Most of the Patriot interceptors in Ukraine are being supplied by European nations through the Prioritised Ukraine Requirements List, or PURL, a NATO-led mechanism created last year to aggregate European purchases of U.S.-made weapons for Ukraine. A person with knowledge of the matter told Reuters that Kyiv’s allies have committed to send 37 PAC-3 missiles since their mid-February meeting. Another source said Italy has explicitly ruled out diverting air-defence capabilities away from Ukraine to support Gulf states.

Still, two European diplomats cautioned that if the Iran conflict becomes protracted, delays to PURL deliveries could worsen as the U.S. draws from its own stockpiles to meet allied needs in the Gulf. A senior U.S. defense official acknowledged that production-related delays have affected PURL supplies in the past and warned the situation could become more acute if the crisis with Iran continues for an extended period. "We can only crank out so much at a time," the official said, underlining the production capacity constraint.

Lockheed Martin is moving to scale PAC-3 production. Under an agreement announced in January, the company plans to increase output to 2,000 PAC-3s annually. However, that ramp-up timetable is not expected to address potential shortfalls this year, leaving a gap between near-term demand and manufacturing capacity.

There is a conditional pathway to easing the pressure on missiles: if U.S. and Israeli operations against Iranian launch systems and stockpiles are able to significantly degrade Iran’s ability to conduct large-scale strikes, demand for interceptors in the Gulf could fall. Mykola Bielieskov of Kyiv’s state-run National Institute for Strategic Studies expressed that possibility, noting that successful strikes against Iranian launchers and stock would reduce the likelihood of sustained high-volume attacks.

Political and diplomatic developments tied to the Iran strikes are already reshaping the Ukraine conflict’s external dynamics. Ukrainian President Volodymyr Zelenskiy warned that a prolonged and intense war involving Iran could reduce the air-defence systems available to Ukraine, and suggested Russia was preparing renewed waves of attacks on infrastructure, logistics nodes and water supplies. His statements also highlighted a divergence with Moscow, as Ukraine has publicly supported U.S. action against Iran while Russia has condemned it.

At the same time, a planned U.S.-mediated round of Ukraine peace talks, expected to convene in Abu Dhabi on Wednesday and Thursday, was not going forward as scheduled due to the attacks on Gulf states in response to the U.S. and Israeli strikes. No alternative venue has been announced. Observers in Kyiv caution that if diplomacy proceeds amid a distracted or preoccupied U.S., Moscow might seek renewed pressure on Ukraine to accept terms Kyiv considers unfavorable.

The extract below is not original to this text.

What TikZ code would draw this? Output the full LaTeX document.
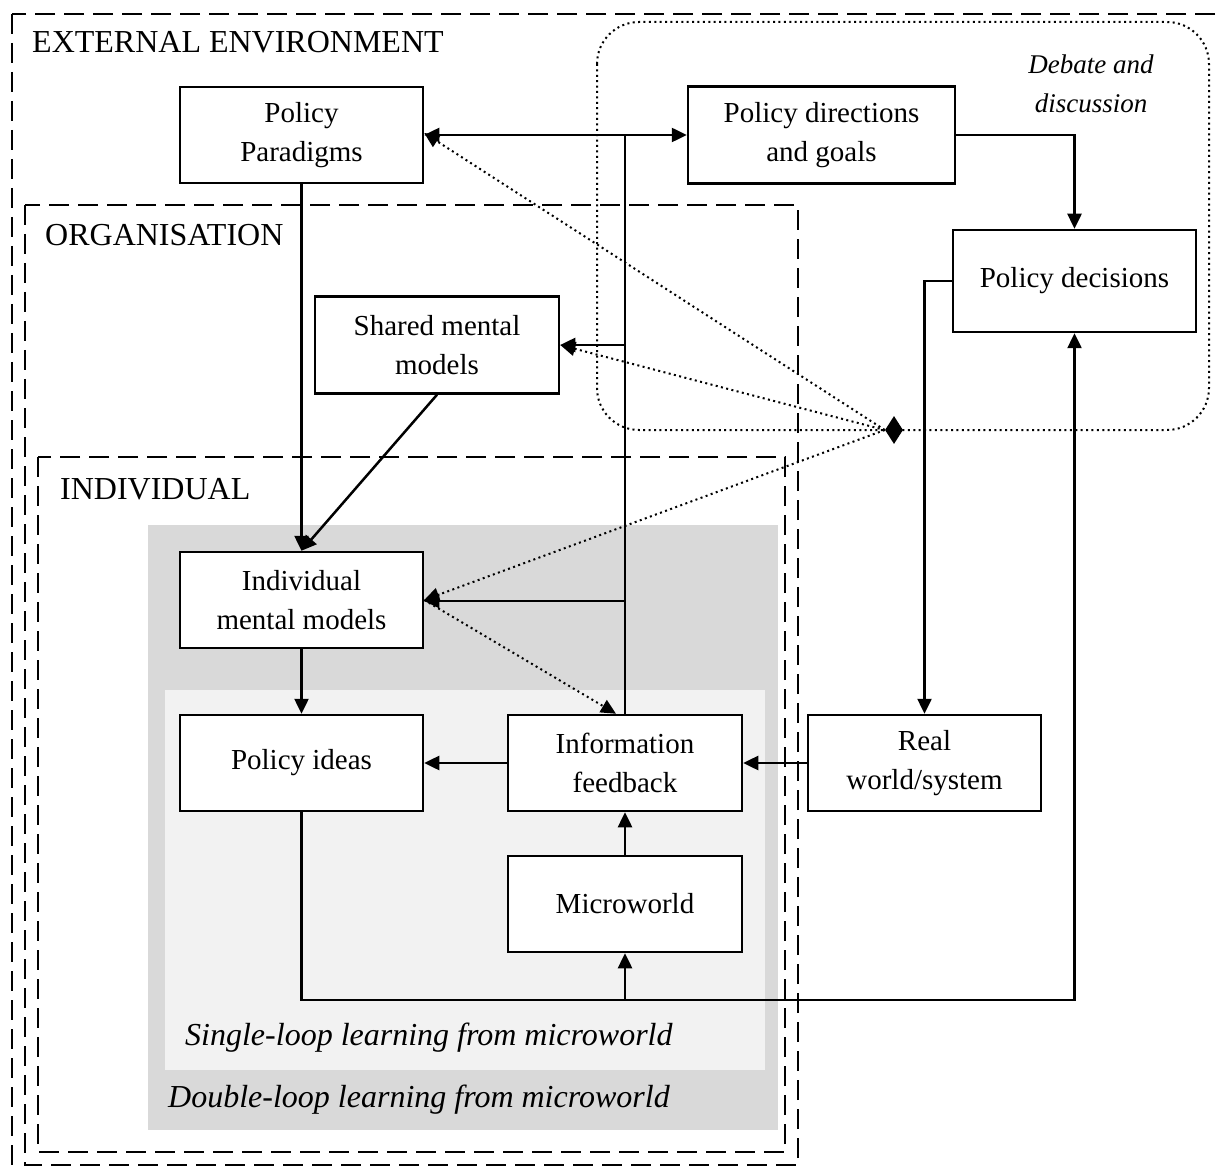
\documentclass[tikz,border=0pt]{standalone}
\usepackage{fontspec}
\setmainfont{Liberation Serif}
\usetikzlibrary{arrows.meta,shapes.geometric}
\definecolor{doubleloop}{HTML}{D9D9D9}
\definecolor{singleloop}{HTML}{F2F2F2}
\begin{document}
\begin{tikzpicture}[x=1pt,y=-1pt,
  every node/.style={font=\fontsize{29}{39}\selectfont},
  box/.style={draw, line width=2.5pt, fill=white, align=center, inner sep=0pt},
  arr/.style={line width=2.5pt, -{Triangle[length=15pt,width=14pt]}},
  biarr/.style={line width=2.5pt, {Triangle[length=15pt,width=14pt]}-{Triangle[length=15pt,width=14pt]}},
  link/.style={line width=2.5pt},
  dotline/.style={line width=2pt, dash pattern=on 2pt off 3.4pt},
  dotarr/.style={dotline, -{Triangle[length=15pt,width=14pt]}},
  zone/.style={line width=2.5pt, dash pattern=on 20pt off 9pt},
  zonelabel/.style={anchor=base west, inner sep=0pt, font=\fontsize{32}{39}\selectfont},
  looplabel/.style={anchor=west, inner sep=0pt, font=\fontsize{32}{39}\selectfont\itshape},
  ]
\useasboundingbox (0,0) rectangle (1216,1174);

% learning-loop backgrounds
\fill[doubleloop] (148,525) rectangle (778,1130);
\fill[singleloop] (165,690) rectangle (765,1070);
\node[looplabel] (single) at (185,1038) {Single-loop learning from microworld};
\node[looplabel] (double) at (168,1100) {Double-loop learning from microworld};

% nested environments
\draw[zone] (12,14) rectangle (1240,1200);
\draw[zone] (25,205) rectangle (798,1165);
\draw[zone] (38,457) rectangle (785,1152);
\node[zonelabel] (extlbl) at (32,53) {EXTERNAL ENVIRONMENT};
\node[zonelabel] (orglbl) at (45,246) {ORGANISATION};
\node[zonelabel] (indlbl) at (60,499) {INDIVIDUAL};

% debate and discussion area
\draw[dotline, rounded corners=42pt] (597,22) rectangle (1209,430);
\node[align=center, font=\fontsize{27}{39}\selectfont\itshape] (debate) at (1091,84) {Debate and\\discussion};

% boxes
\node[box, minimum width=243pt, minimum height=96pt] (pp) at (301.5,135) {Policy\\Paradigms};
\node[box, minimum width=267pt, minimum height=97pt] (pd) at (821.5,135) {Policy directions\\and goals};
\node[box, minimum width=243pt, minimum height=102pt] (pdec) at (1074.5,281) {Policy decisions};
\node[box, minimum width=244pt, minimum height=97pt] (smm) at (437,345) {Shared mental\\models};
\node[box, minimum width=243pt, minimum height=96pt] (imm) at (301.5,600) {Individual\\mental models};
\node[box, minimum width=243pt, minimum height=96pt] (pi) at (301.5,763) {Policy ideas};
\node[box, minimum width=234pt, minimum height=96pt] (if) at (625,763) {Information\\feedback};
\node[box, minimum width=233pt, minimum height=96pt] (rw) at (924.5,763) {Real\\world/system};
\node[box, minimum width=234pt, minimum height=96pt] (mw) at (625,904) {Microworld};

% junctions
\coordinate (top) at (pp.east -| if.north);
\coordinate (loopy) at (0,1000);

% information feedback rising to the upper levels
\draw[link] (if.north) -- (top);
\draw[biarr] (pp.east) -- (pd.west);
\draw[arr] (smm.east -| if.north) -- (smm.east);
\draw[arr] ([yshift=-1pt]imm.east -| if.north) -- ([yshift=-1pt]imm.east);

% policy cycle
\draw[arr] (pd.east) -| (pdec.north);
\draw[arr] (pdec.west) -| (rw.north);
\draw[arr] (rw.west) -- (if.east);
\draw[arr] (if.west) -- (pi.east);
\draw[arr] (mw.north) -- (if.south);
\draw[arr] (pp.south) -- (imm.north);
\draw[arr] (smm.south) -- (imm.north);
\draw[arr] (imm.south) -- (pi.north);
\draw[arr] (pi.south) -- (pi.south |- loopy) -- (pdec.south |- loopy) -- (pdec.south);
\draw[arr] (mw.south |- loopy) -- (mw.south);

% debate influences
\node[diamond, fill=black, minimum width=18pt, minimum height=28pt, inner sep=0pt] (dm) at (894,430) {};
\draw[dotarr] (dm.west) -- ([yshift=2pt]pp.east);
\draw[dotarr] (dm.west) -- (smm.east);
\draw[dotarr] (dm.west) -- (imm.east);
\draw[dotarr] (imm.east) -- ([xshift=-9pt]if.north);
\end{tikzpicture}
\end{document}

Operationally on the ground, seasonal weather dynamics present mixed implications. Spring thaw can ease pressure on civilians suffering energy shortages following Russian drone and missile strikes, while muddy terrain may slow mechanized advances. But analysts note that if Ukraine’s air-defence envelope were to degrade materially, military planners would face stark choices about prioritisation.

"Ukraine has to be able to protect not just energy infrastructure, but its industry and its military bases," said Emil Kastehelmi of Black Bird Group, reflecting the hard trade-offs that would follow a severe decline in interceptors available for defence.

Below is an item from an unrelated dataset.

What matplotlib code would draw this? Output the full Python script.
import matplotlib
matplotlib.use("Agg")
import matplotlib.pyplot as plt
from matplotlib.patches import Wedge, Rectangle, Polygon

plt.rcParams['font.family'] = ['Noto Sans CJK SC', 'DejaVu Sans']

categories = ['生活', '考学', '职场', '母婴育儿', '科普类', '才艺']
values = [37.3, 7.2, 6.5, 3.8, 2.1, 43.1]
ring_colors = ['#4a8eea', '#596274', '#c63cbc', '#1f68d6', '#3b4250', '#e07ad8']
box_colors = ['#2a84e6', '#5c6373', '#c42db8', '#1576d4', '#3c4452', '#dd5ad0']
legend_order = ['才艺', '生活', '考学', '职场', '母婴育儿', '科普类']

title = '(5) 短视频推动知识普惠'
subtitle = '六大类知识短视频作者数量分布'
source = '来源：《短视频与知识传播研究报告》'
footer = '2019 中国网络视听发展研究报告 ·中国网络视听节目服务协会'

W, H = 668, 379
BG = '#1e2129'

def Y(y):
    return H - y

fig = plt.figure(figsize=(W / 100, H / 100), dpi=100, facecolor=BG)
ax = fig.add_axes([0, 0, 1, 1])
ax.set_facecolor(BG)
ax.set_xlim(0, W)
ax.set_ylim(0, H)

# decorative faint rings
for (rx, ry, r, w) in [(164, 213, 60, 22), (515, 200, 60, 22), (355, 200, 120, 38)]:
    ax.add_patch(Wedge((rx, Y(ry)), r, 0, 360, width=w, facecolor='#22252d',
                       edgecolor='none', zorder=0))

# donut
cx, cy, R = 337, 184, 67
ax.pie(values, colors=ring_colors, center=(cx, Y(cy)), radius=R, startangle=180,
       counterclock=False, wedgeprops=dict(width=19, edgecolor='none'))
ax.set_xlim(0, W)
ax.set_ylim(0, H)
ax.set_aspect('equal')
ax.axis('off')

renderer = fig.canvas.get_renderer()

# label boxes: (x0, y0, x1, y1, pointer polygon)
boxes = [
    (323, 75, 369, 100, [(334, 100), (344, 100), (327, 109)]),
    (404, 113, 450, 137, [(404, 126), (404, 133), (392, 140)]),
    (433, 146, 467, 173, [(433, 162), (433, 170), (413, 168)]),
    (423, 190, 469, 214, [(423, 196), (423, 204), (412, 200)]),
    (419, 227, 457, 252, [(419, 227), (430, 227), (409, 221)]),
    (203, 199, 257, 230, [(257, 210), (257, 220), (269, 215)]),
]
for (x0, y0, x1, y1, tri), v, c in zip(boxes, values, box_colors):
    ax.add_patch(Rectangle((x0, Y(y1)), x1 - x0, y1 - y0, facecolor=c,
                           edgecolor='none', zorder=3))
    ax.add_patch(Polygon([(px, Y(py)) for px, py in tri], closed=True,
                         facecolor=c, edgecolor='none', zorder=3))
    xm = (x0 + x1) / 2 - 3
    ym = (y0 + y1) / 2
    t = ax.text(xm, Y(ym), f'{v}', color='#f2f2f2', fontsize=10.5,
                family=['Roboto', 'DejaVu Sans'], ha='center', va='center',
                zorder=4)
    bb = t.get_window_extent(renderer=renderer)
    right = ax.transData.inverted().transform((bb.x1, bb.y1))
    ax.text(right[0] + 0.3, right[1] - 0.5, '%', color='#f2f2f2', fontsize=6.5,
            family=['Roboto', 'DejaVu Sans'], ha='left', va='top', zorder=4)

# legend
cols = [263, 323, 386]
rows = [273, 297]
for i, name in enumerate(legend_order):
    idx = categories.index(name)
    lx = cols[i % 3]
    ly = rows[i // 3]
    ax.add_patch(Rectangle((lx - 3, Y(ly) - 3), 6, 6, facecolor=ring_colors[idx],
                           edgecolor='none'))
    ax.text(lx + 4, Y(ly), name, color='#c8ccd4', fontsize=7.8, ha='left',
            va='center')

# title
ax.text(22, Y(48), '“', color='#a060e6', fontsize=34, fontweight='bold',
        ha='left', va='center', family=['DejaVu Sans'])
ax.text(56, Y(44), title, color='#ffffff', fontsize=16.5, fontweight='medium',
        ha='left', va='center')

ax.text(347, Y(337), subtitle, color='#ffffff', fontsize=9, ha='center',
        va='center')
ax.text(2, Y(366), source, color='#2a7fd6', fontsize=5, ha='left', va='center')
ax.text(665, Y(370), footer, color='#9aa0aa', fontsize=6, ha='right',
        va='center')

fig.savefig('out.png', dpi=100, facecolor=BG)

Several analysts argue that Ukraine needs to expand its own offensive reach to reduce reliance on missile defence as a long-term strategy. Hoffmann said missile defence should be temporary and aimed at creating the time and space to degrade the adversary’s offensive capabilities. He recommended that Ukraine and partners invest in Ukrainian strike capabilities able to target missile production facilities deep inside Russian territory, noting that current long-range drone payloads are too small to achieve decisive effects.

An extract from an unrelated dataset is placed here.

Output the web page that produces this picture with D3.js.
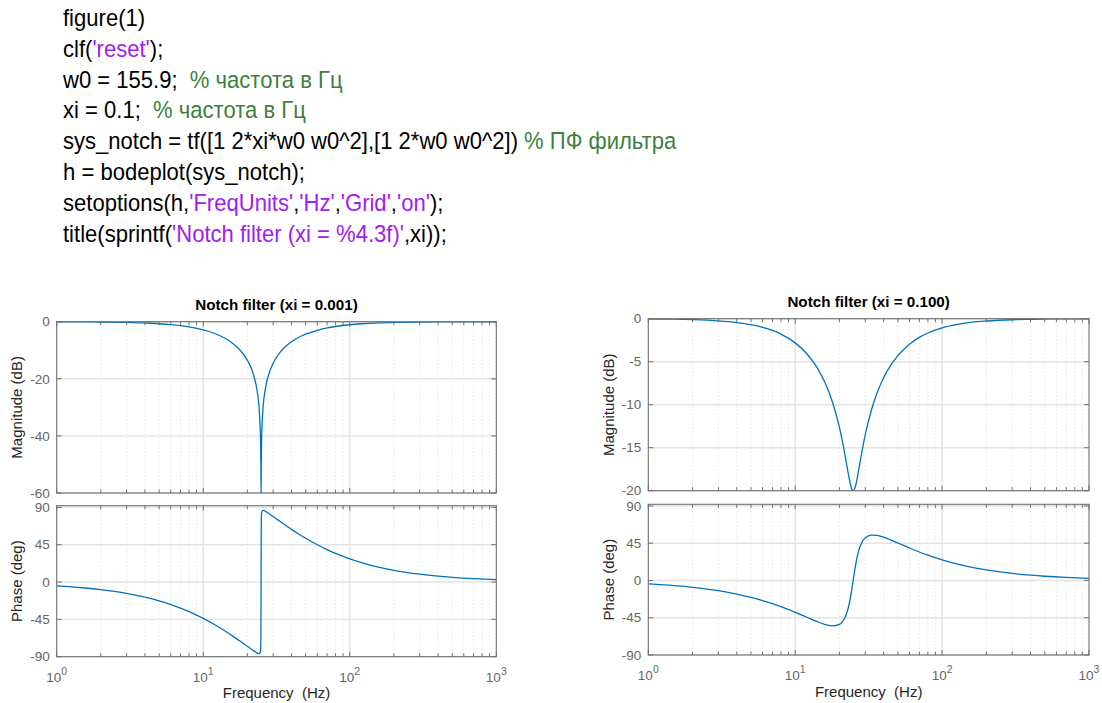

Ukraine has already demonstrated some capacity for long-range strike. Last month Kyiv said it used a domestically produced FP-5 Flamingo cruise missile to strike the Votkinsk Machine Building Plant, a missile factory in Russia’s Udmurtia region roughly 1,400 km (870 miles) from the Ukrainian border. That operation illustrates the direction of military thinking emphasized by analysts who argue for bolstering offensive options.

Finally, political signals from Washington remain relevant. U.S. President Donald Trump has publicly said that bringing an end to the Ukraine war remains a high priority, and previously advocated for a quick peace deal. Proposals he has supported include the possibility of ceding territory to Russia - an outcome Ukraine has explicitly ruled out. Trump also suggested in October that the U.S. might supply long-range Tomahawk cruise missiles to Ukraine, a proposal that did not materialize amid concerns it would severely strain relations with Moscow.

For now, the convergence of increased intercept demand in the Gulf, limited near-term PAC-3 production capacity, ongoing Russian missile strikes against Ukraine and diplomatic distractions tied to the Iran conflict combine to create a period of heightened uncertainty for Kyiv’s air-defence posture. How these variables evolve in the coming days - whether through successful strikes against Iranian capabilities, accelerated production ramps, or shifting political decisions about priority deliveries - will determine whether the shortage risk becomes a sustained supply crisis or a short-lived strain.


Source limitations and analytic boundaries

This article reports the positions and figures as provided by officials and analysts cited in public statements and briefings. Where sources were described generally in original briefings - for example, as "a source with knowledge of the matter" - those characterisations are preserved here rather than expanded upon.

Risks

  • Reduced availability of PAC-3 interceptors for Ukraine if U.S. inventory is prioritised for Gulf partners - impacts defence equipment suppliers and European military planners.
  • Delays to deliveries under the PURL mechanism if production or U.S. allocation priorities shift - impacts Ukraine’s civil infrastructure resilience and defence logistics.
  • A protracted Iran conflict could distract diplomatic efforts and create opportunities for Russia to press Ukraine politically or intensify strikes, affecting regional stability and energy infrastructure.